Corrie ten Boom was a remarkable woman. Her Dutch family took great and costly risks to hide Jews from the Nazis during the occupation of the Netherlands in World War II. Helping a number of Jewish neighbors to escape, the Ten Booms were determine to provide a hiding place while the German Gestapo and Dutch collaborators hunted them.
Betrayed by a Dutch informer, the entire family was arrested on February 28, 1944. Corrie and her sister, Betsie, were transported to several camps until arriving at the infamous Ravensbrück women’s labor camp. They endured the horrors of their captivity while leading worship services with a Bible they had snuck into the camp. Betsie grew weaker and it became obvious that she would not survive. On December 16, 1944, Betsie ten Boom died. Just before slipping away, she told her sister: “There is no pit so deep that God is not deeper still.”
Corrie would learn of the death of her father and other family members. After the war, she returned home to set up a rehabilitation center for camp survivors and collaborators. Traveling the world to tell her story, she even came face to face with one of her guards. She overcame her feelings of anger and resentment to offer the man forgiveness.
She had a victorious perspective of a life of suffering and hardship. She chose to trust God with a larger picture than she could see.
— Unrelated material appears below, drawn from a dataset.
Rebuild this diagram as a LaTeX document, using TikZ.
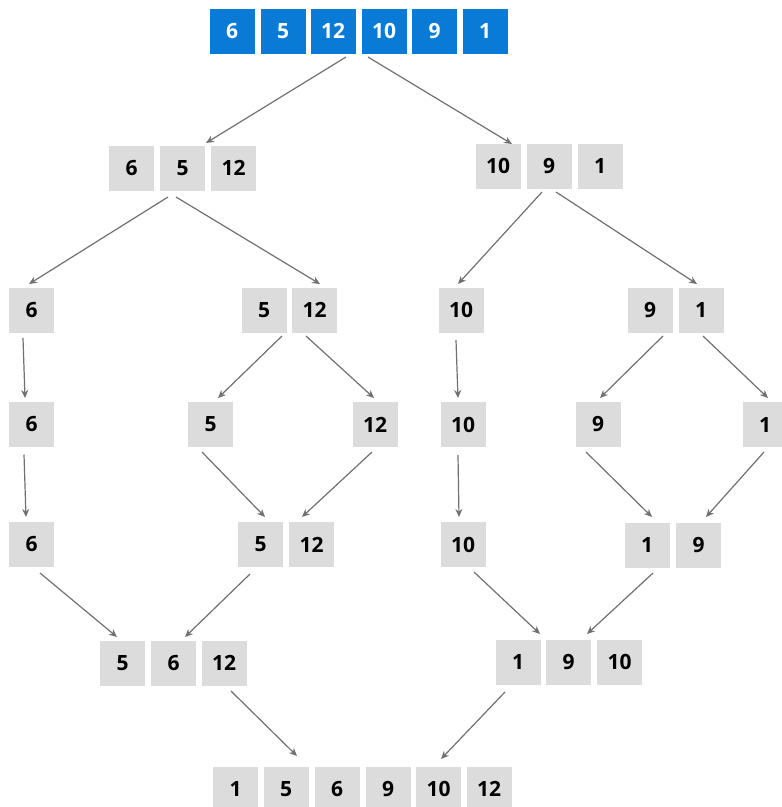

One of her poems demonstrates her amazing faith:
“My life is but a weaving between God and me.
I cannot choose the colors He weaveth steadily.
Oft times He weaveth sorrow; and I in foolish pride
Forget He sees the upper and I the underside.”
Few of us will ever be exposed to such deprivation and devastation. Even so, we can choose to trust the Weaver of our tapestry. O God, help us to lean on You!